Théorie du complot et post-vérité

Et pour ne rien arranger, il y a le gouvernement d’extrême droite de Jair Bolsonaro« Ce pouvoir se nourrit et renforce les fake news. Il donne de la place aux complotistes et promeut une soi-disant post-vérité. Les ministres font des discours niant ouvertement les faits, la science ou même les connaissances de base, promeuvent une vision du monde fondée sur l’idéologie et le préjugé. C’est très dangereux et rend difficile le travail des scientifiques », s’alarme Thiago Signorini Gonçalves, astronome et professeur à l’Université fédérale de Rio de Janeiro (UFRJ).
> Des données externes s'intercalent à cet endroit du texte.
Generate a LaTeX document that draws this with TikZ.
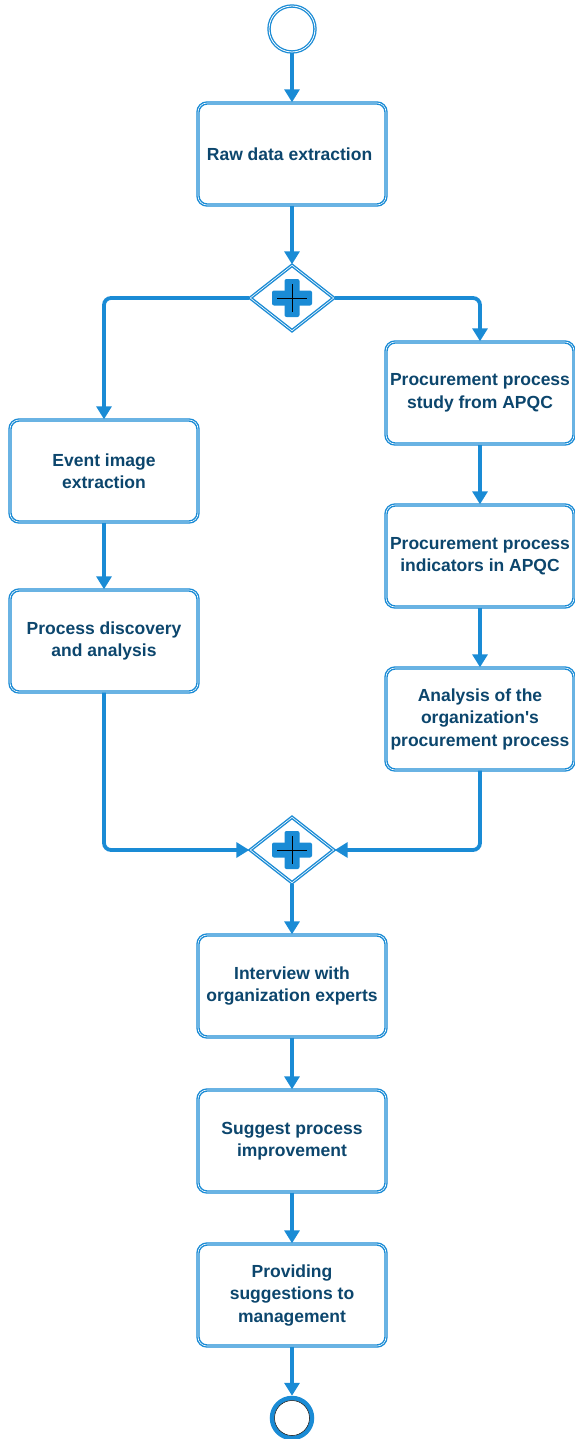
\documentclass[tikz,border=0pt]{standalone}
\usepackage{fontspec}
\setmainfont{Liberation Sans}
\usetikzlibrary{arrows.meta,shapes.geometric}
\usepackage{xcolor}
\definecolor{flowblue}{HTML}{1A8BD5}
\definecolor{flowtext}{HTML}{0C466D}

\begin{document}
\begin{tikzpicture}[x=1pt, y=-1pt,
    task/.style={
        rectangle,
        rounded corners=9pt,
        draw=flowblue,
        line width=1.4pt,
        double=white,
        double distance=0.6pt,
        fill=white,
        minimum width=188pt,
        minimum height=102pt,
        inner sep=2pt,
        align=center,
        text=flowtext,
        font=\bfseries\fontsize{17.5}{22.5}\selectfont
    },
    gateway/.style={
        diamond,
        draw=flowblue,
        line width=1.4pt,
        double=white,
        double distance=0.6pt,
        fill=white,
        inner sep=0pt,
        minimum width=84pt,
        minimum height=66pt,
        path picture={
            \fill[flowblue, rounded corners=2pt]
                ([xshift=-20pt, yshift=-7.5pt]path picture bounding box.center) rectangle
                ([xshift=20pt, yshift=7.5pt]path picture bounding box.center);
            \fill[flowblue, rounded corners=2pt]
                ([xshift=-7.5pt, yshift=-19pt]path picture bounding box.center) rectangle
                ([xshift=7.5pt, yshift=19pt]path picture bounding box.center);
            \draw[black, line width=0.3pt]
                ([xshift=-15pt]path picture bounding box.center) --
                ([xshift=15pt]path picture bounding box.center);
            \draw[black, line width=0.3pt]
                ([yshift=-14pt]path picture bounding box.center) --
                ([yshift=14pt]path picture bounding box.center);
        }
    },
    flow/.style={
        draw=flowblue,
        line width=3.8pt,
        rounded corners=7pt,
        -{Triangle[length=13pt, width=15pt]}
    }
]

    \useasboundingbox (0,0) rectangle (574,1439);

    % events
    \node (start) [circle, draw=flowblue, line width=1.3pt, double=white, double distance=0.8pt,
        minimum size=46pt, inner sep=0pt, shift={(292, 29)}] {};

    \node (finish) [circle, draw=flowblue, line width=4.5pt, minimum size=40pt, inner sep=0pt,
        shift={(292, 1418)}] {};
    \draw[black, line width=0.5pt] (finish.center) circle (17.5pt);

    % main column
    \node (raw_data) [task, shift={(292, 154)}]
    {
        Raw data extraction
    };

    \node (split_gw) [gateway, shift={(292, 298)}] {};

    % left branch
    \node (event_image) [task, shift={(104, 471)}]
    {
        Event image\\extraction
    };

    \node (discovery) [task, shift={(104, 641)}]
    {
        Process discovery\\and analysis
    };

    % right branch
    \node (apqc_study) [task, shift={(480, 393)}]
    {
        Procurement process\\study from APQC
    };

    \node (apqc_indicators) [task, shift={(480, 556)}]
    {
        Procurement process\\indicators in APQC
    };

    \node (org_analysis) [task, shift={(480, 719)}]
    {
        Analysis of the\\organization\textquotesingle s\\procurement process
    };

    \node (join_gw) [gateway, shift={(292, 850)}] {};

    \node (interview) [task, shift={(292, 986)}]
    {
        Interview with\\organization experts
    };

    \node (improvement) [task, shift={(292, 1141)}]
    {
        Suggest process\\improvement
    };

    \node (suggestions) [task, shift={(292, 1295)}]
    {
        Providing\\suggestions to\\management
    };


    \draw[flow] (start) to (raw_data);
    \draw[flow] (raw_data) to (split_gw);
    \draw[flow] (split_gw.west) -| (event_image.north);
    \draw[flow] (split_gw.east) -| (apqc_study.north);
    \draw[flow] (event_image) to (discovery);
    \draw[flow] (apqc_study) to (apqc_indicators);
    \draw[flow] (apqc_indicators) to (org_analysis);
    \draw[flow] (discovery.south) |- (join_gw.west);
    \draw[flow] (org_analysis.south) |- (join_gw.east);
    \draw[flow] (join_gw) to (interview);
    \draw[flow] (interview) to (improvement);
    \draw[flow] (improvement) to (suggestions);
    \draw[flow] (suggestions) to (finish);

\end{tikzpicture}
\end{document}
Au ministère des sciences et technologies siège certes le célèbre Marcos Pontes, premier astronaute brésilien à s’être rendu dans l’espace. Mais le gouvernement, comme le Parlement, accueille dans ses rangs de nombreux disciples d’Olavo de Carvalho, ancien astrologue vivant aux Etats-Unis, devenu la référence intellectuelle du bolsonarisme. « Je n’ai pas étudié le sujet de la Terre plate. J’ai juste regardé quelques vidéos d’expériences qui montrent la platitude des superficies aquatiques, et jusqu’à présent je n’ai rien trouvé qui réfute cela », a tweeté au mois de mai le « philosophe » (qui, entre autres, juge la cigarette bonne pour la santé et soupçonne Pepsi d’utiliser des fœtus avortés pour sucrer ses boissons).
Parmi les disciples « olavistes » du gouvernement, on compte rien de moins que le ministre des affaires étrangères, Ernesto Araújo, qui lui-même ne croit pas au changement climatique (une « invention marxiste » selon lui). « Pour moi la Terre est ronde. Mais peut-être l’intention du professeur Olavo était d’attirer l’attention sur la nécessité de mieux comprendre la méthodologie scientifique. La science a besoin d’être questionnée », a cru bon de rappeler, dans une interview, le chef de l’Itamaraty (le Quai d’Orsay brésilien), soupçonné un temps de sympathies « terreplatistes ». Un comble pour un responsable qui parcourt sans cesse le globe terrestre à bord de son avion.